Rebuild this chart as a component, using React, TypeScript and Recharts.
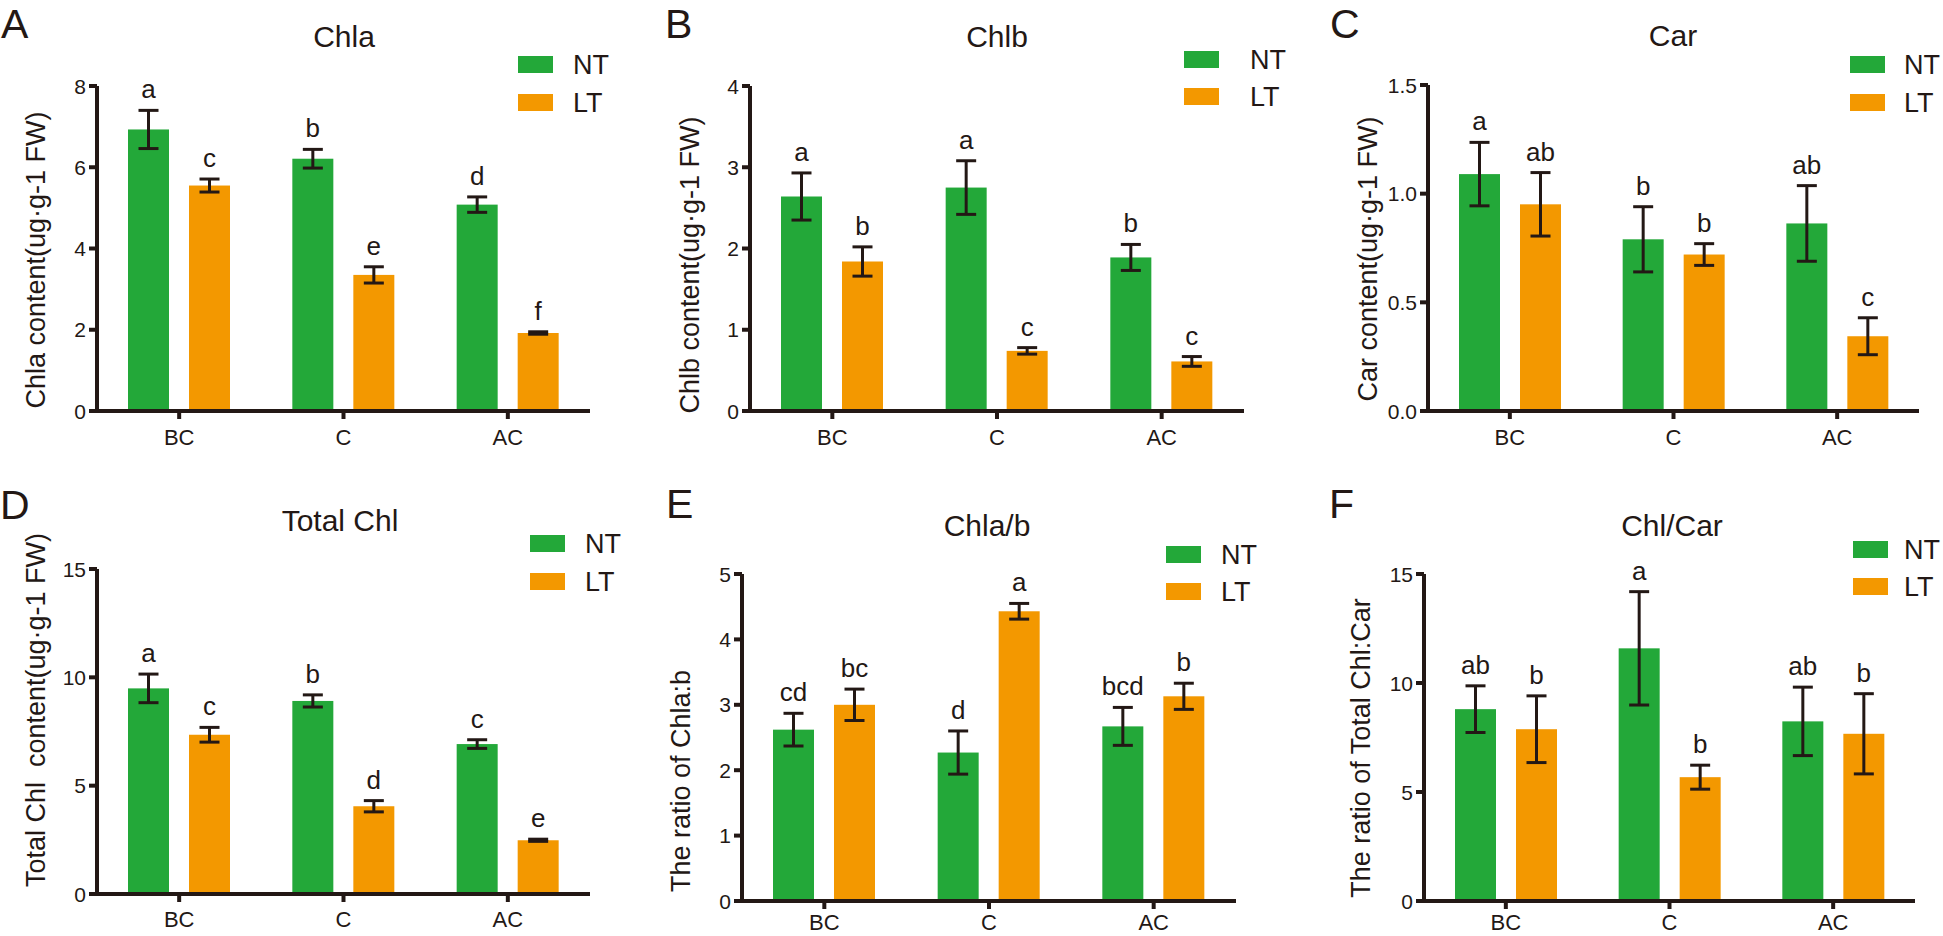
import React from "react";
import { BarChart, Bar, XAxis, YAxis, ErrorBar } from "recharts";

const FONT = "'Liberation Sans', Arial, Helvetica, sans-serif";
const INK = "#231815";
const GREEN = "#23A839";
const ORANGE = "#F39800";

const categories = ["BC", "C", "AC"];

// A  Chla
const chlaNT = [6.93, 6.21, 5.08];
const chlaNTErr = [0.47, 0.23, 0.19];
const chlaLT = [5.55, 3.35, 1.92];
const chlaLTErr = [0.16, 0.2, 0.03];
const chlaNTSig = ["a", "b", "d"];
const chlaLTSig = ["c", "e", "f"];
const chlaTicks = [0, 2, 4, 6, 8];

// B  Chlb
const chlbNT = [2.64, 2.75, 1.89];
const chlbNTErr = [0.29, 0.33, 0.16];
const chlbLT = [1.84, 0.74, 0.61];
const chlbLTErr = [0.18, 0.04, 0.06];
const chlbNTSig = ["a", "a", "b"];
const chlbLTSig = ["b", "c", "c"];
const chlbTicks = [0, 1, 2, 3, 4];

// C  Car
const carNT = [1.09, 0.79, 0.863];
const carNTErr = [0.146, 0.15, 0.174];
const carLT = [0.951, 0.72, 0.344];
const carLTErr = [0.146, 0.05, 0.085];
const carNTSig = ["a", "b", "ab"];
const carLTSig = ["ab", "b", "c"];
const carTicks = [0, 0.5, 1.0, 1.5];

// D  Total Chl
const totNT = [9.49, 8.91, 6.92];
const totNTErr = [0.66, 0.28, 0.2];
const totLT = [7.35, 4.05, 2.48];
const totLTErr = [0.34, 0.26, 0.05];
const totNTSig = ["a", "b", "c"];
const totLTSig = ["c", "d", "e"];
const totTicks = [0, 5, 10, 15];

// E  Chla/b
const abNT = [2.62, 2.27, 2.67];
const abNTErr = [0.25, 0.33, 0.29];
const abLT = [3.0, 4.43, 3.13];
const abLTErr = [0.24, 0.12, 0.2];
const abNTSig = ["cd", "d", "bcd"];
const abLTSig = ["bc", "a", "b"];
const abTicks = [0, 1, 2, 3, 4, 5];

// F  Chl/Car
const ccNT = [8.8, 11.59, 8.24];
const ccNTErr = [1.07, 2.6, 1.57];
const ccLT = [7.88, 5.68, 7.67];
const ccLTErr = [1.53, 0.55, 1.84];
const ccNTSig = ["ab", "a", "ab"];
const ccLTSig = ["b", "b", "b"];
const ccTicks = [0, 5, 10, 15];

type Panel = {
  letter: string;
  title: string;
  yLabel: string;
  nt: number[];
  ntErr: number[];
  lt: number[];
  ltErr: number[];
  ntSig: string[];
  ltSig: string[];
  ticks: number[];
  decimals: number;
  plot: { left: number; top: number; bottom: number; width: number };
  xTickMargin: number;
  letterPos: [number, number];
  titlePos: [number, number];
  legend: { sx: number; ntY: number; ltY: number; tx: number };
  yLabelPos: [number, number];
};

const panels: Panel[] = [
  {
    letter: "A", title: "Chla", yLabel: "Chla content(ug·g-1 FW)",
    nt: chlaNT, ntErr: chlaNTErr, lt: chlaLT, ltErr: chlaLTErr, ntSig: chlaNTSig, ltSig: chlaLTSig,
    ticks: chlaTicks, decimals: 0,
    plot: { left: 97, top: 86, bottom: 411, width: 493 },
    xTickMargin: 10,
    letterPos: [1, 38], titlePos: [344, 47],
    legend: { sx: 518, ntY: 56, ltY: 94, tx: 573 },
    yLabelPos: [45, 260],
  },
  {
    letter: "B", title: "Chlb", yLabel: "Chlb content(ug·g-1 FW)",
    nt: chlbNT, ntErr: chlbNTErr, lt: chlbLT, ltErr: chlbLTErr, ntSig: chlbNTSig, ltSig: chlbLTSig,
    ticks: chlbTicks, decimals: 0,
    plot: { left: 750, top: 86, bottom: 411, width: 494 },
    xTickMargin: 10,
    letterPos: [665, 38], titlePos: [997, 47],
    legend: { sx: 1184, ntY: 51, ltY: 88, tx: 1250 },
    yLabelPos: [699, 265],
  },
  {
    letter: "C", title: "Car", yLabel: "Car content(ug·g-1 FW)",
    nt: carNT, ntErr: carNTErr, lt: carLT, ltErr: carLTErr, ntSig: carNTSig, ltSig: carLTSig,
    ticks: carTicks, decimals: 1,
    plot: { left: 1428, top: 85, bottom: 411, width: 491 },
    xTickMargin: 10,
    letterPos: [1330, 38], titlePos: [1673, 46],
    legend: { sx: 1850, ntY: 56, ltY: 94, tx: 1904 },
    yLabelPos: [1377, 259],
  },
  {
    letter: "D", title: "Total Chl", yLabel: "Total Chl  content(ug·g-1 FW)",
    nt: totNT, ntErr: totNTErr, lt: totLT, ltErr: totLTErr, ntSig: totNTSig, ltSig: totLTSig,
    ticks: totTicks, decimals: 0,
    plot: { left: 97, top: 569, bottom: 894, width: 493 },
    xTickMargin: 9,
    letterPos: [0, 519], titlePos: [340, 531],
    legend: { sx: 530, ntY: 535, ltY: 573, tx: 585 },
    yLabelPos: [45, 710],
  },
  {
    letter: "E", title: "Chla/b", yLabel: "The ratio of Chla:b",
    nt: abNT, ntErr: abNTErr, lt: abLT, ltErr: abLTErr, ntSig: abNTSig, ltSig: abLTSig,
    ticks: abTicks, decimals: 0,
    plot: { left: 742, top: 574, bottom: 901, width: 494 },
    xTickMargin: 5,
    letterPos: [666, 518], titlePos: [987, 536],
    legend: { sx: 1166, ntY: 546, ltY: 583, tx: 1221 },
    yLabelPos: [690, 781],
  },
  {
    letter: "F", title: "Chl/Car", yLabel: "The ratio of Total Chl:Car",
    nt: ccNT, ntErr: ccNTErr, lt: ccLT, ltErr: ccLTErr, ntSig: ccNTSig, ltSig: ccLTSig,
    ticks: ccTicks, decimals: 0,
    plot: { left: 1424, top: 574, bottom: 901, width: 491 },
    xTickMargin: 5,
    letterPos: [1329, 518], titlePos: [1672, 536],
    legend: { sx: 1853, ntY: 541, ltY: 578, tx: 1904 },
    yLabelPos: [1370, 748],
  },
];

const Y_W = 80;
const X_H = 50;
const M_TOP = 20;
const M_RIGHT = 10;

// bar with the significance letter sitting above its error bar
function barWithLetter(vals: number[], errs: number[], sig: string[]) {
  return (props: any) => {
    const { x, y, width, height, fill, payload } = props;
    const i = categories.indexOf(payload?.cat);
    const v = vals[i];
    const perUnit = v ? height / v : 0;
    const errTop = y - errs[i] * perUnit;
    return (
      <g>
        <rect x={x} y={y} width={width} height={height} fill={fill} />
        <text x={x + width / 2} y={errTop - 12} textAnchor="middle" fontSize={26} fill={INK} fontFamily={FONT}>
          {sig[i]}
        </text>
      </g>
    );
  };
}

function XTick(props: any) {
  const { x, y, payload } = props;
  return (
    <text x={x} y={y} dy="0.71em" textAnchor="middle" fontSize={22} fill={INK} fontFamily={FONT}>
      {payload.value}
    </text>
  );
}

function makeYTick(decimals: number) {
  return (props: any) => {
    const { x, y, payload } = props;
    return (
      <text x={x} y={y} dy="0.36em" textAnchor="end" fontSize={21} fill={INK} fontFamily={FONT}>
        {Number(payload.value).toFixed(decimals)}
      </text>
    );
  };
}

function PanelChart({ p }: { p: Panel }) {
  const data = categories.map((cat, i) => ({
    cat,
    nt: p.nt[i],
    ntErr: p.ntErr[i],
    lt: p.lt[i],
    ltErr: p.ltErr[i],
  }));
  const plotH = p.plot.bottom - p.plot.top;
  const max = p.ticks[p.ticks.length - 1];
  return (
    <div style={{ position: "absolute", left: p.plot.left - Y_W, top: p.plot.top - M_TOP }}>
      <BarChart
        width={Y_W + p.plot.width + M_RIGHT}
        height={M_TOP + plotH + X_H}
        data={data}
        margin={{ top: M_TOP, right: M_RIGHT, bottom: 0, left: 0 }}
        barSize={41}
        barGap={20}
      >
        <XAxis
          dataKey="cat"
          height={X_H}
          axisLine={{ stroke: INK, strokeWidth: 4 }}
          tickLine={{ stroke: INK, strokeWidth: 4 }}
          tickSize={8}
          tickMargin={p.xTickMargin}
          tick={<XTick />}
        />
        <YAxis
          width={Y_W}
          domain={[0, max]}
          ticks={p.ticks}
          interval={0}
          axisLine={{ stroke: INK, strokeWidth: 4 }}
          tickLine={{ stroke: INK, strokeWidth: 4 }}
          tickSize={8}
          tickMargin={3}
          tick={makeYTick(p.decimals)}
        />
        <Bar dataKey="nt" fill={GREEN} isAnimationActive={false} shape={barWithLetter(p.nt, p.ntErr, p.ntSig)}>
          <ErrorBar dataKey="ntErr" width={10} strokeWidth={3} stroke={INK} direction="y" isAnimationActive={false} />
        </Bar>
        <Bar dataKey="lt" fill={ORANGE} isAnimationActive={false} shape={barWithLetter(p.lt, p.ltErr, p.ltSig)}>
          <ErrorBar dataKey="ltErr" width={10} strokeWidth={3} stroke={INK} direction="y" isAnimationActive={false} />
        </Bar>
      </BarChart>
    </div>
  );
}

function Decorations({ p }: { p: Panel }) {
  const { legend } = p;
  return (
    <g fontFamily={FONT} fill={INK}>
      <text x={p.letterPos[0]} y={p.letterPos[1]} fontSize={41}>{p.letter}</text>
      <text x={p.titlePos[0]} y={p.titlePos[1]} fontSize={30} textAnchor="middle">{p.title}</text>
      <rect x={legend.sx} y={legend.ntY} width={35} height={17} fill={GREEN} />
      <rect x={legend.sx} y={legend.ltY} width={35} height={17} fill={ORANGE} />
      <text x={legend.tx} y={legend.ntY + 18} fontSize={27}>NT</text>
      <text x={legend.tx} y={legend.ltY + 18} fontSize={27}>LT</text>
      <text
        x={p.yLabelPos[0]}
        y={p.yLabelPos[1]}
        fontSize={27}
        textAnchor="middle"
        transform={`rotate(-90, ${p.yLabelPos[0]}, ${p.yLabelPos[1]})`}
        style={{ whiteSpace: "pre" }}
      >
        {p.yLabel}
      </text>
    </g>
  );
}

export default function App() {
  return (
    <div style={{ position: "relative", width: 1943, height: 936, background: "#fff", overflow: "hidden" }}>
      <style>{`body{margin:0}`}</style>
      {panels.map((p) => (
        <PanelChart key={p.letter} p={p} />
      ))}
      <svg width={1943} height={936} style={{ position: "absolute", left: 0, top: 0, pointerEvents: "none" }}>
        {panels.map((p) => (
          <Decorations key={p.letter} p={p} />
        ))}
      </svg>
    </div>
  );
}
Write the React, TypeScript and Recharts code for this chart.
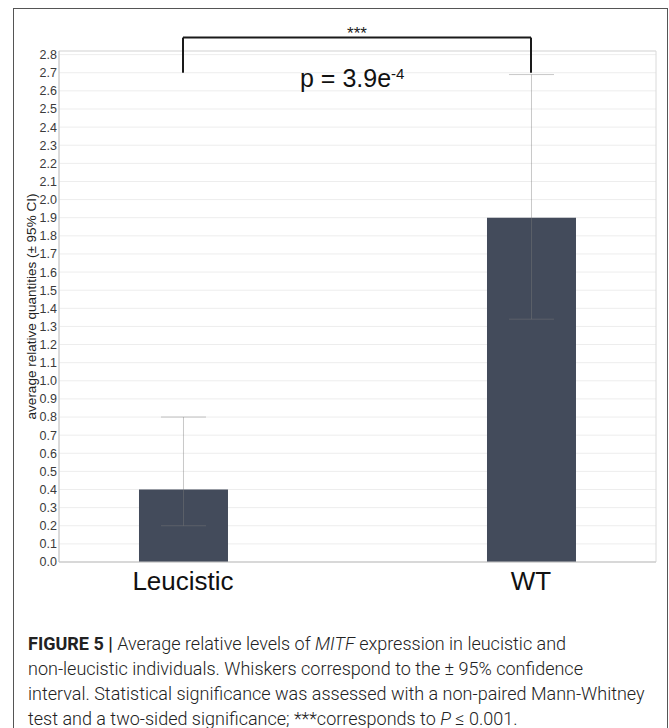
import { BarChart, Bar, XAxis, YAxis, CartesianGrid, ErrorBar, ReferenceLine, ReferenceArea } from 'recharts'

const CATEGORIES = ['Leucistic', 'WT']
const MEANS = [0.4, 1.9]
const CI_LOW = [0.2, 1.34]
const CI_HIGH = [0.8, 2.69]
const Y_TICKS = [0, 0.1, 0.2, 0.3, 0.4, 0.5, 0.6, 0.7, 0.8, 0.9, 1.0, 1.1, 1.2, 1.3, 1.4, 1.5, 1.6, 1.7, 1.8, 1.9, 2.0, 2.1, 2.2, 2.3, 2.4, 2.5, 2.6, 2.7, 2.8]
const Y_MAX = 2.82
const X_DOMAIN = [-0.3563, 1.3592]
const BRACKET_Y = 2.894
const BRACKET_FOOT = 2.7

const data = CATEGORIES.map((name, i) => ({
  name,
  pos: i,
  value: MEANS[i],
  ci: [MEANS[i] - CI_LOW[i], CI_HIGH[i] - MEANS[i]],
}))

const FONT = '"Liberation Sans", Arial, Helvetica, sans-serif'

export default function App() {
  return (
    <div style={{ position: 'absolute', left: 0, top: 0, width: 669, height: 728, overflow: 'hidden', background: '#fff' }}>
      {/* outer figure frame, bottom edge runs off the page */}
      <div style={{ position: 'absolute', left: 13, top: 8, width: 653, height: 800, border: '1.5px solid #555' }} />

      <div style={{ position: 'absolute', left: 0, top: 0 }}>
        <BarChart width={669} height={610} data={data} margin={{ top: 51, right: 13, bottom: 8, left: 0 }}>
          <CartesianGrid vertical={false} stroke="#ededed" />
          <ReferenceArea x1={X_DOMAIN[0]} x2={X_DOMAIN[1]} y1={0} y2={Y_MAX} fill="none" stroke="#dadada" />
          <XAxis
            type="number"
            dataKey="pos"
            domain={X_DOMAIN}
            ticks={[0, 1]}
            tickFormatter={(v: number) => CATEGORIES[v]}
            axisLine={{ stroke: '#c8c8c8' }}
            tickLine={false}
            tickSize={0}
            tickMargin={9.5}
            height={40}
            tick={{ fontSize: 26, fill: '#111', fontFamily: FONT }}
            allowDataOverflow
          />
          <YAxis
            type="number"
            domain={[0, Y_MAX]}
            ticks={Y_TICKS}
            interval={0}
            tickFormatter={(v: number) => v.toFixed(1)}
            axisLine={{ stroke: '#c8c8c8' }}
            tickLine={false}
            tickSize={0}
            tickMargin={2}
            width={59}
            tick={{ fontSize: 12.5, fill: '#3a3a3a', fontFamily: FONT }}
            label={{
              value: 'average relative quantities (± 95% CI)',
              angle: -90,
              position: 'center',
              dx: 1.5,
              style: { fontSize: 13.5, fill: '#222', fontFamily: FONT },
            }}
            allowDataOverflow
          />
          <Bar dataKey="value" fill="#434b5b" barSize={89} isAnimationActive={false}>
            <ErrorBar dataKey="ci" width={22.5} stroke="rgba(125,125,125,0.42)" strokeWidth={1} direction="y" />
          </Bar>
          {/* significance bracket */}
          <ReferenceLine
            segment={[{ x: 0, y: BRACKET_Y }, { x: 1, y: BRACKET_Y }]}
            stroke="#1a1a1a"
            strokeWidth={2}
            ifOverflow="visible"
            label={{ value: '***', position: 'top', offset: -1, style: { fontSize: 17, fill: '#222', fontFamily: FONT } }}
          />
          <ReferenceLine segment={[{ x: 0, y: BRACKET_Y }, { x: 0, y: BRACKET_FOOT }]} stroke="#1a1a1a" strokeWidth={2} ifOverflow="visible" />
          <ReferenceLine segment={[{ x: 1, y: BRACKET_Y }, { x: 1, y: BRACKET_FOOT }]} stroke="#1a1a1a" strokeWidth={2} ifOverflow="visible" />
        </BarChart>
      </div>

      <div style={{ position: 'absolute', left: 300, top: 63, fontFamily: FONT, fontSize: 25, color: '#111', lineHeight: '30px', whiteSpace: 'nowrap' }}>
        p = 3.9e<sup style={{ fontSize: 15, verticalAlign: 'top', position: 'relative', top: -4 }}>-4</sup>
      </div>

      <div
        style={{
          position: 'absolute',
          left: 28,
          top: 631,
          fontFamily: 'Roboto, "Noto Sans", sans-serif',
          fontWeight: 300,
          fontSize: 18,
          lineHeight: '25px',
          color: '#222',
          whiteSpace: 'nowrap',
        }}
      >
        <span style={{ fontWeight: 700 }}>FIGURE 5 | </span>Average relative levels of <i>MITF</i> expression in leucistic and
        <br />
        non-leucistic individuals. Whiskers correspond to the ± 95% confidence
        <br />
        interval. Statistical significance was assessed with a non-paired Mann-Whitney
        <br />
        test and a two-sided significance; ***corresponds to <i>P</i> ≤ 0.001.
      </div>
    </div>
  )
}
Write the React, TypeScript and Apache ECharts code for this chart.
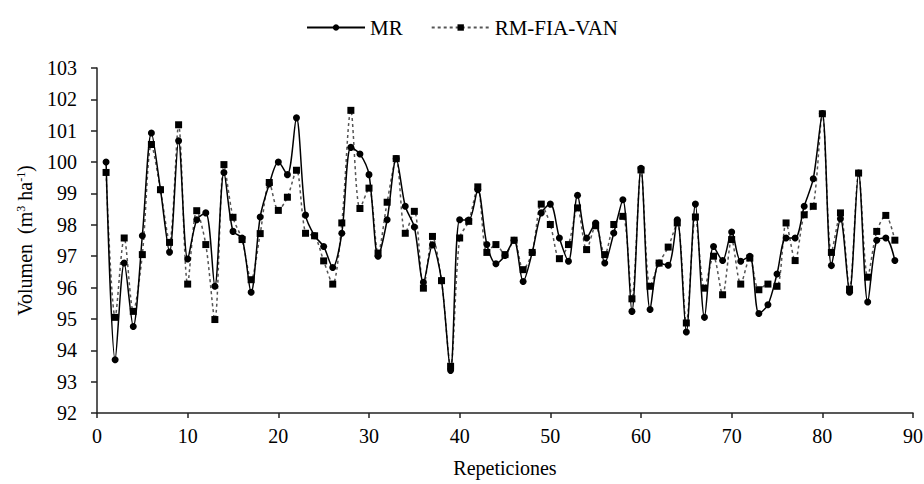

····················

» **STATED TASK**: Print everything from the line with "Write the React, TypeScript and Recharts" down to the line with "800, border: '1.5px", both included, exactly as written and without the pictures.

» **SOLUTION TO THIS EXERCISE**:
Write the React, TypeScript and Recharts code for this chart.
import { BarChart, Bar, XAxis, YAxis, CartesianGrid, ErrorBar, ReferenceLine, ReferenceArea } from 'recharts'

const CATEGORIES = ['Leucistic', 'WT']
const MEANS = [0.4, 1.9]
const CI_LOW = [0.2, 1.34]
const CI_HIGH = [0.8, 2.69]
const Y_TICKS = [0, 0.1, 0.2, 0.3, 0.4, 0.5, 0.6, 0.7, 0.8, 0.9, 1.0, 1.1, 1.2, 1.3, 1.4, 1.5, 1.6, 1.7, 1.8, 1.9, 2.0, 2.1, 2.2, 2.3, 2.4, 2.5, 2.6, 2.7, 2.8]
const Y_MAX = 2.82
const X_DOMAIN = [-0.3563, 1.3592]
const BRACKET_Y = 2.894
const BRACKET_FOOT = 2.7

const data = CATEGORIES.map((name, i) => ({
  name,
  pos: i,
  value: MEANS[i],
  ci: [MEANS[i] - CI_LOW[i], CI_HIGH[i] - MEANS[i]],
}))

const FONT = '"Liberation Sans", Arial, Helvetica, sans-serif'

export default function App() {
  return (
    <div style={{ position: 'absolute', left: 0, top: 0, width: 669, height: 728, overflow: 'hidden', background: '#fff' }}>
      {/* outer figure frame, bottom edge runs off the page */}
      <div style={{ position: 'absolute', left: 13, top: 8, width: 653, height: 800, border: '1.5px solid #555' }} />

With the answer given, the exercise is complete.